Now for drivers. Listen here: There is no reason why you should be playing Pokémon™ Go and driving. The game is designed to recognize when you are walking, so unless you are driving at 3mph, you won’t find any Pokémon to catch anyway. Now, I will admit that I have played the game in my car while my husband drives, but the trade-off is that I have to manage his account also—try catching two Zubats simultaneously in a moving car—I promise it is easier to just walk and play.
I also need to add that, for Mt. Lebanon Pokémon Go players, it will be tempting to drive around the Pokémon gym that is located on the traffic island across from Giant Eagle until you get a red light and can engage in battle. But please don’t do this. This gym is in such a high-traffic area that it should be approached with caution and not while operating a two-ton motor vehicle.
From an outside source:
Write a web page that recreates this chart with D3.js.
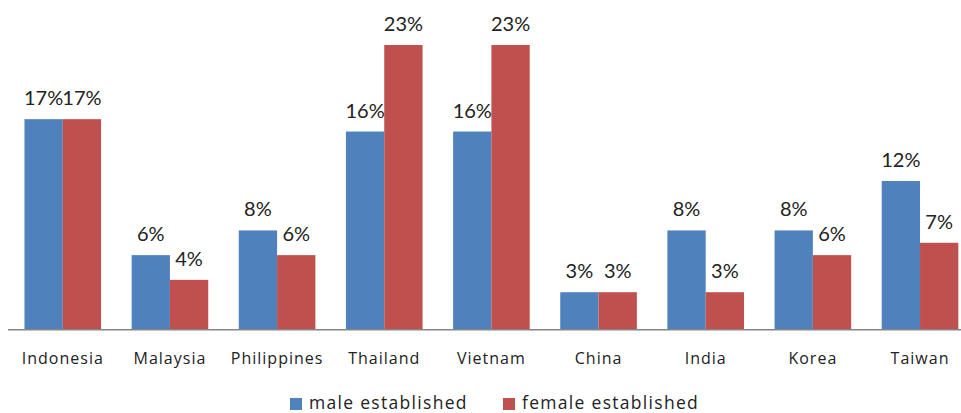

Finally, we have the cyclists…I feel like this should go without saying. But seriously, just because you can figure out how to ride a bike and play Pokémon Go, doesn’t mean you should.
On a less serious but still important note, you should know that the Pokémon Go app will use up your data plan very quickly if you are not connected to wifi. It even uses data when you are not actively playing the game, unless you remember to physically close the app between sessions.
The final point I would like to make is about common courtesy. The game of Pokémon is highly competitive by nature, which makes you want to play it every second of the day. But there are certain times that you should be respectful and put your phone away. You probably don’t want to lose your job over Pokémon Go, and you probably want to keep most of your friends as well. So just remember to put the real world ahead of augmented reality Pokémon-world, and you should be just fine.
Now go forth, Mt. Lebanon Pokémon trainers! May you travel across the land, searching far and wide, using your Pokémon to defend this world…while being safe and courteous along the way.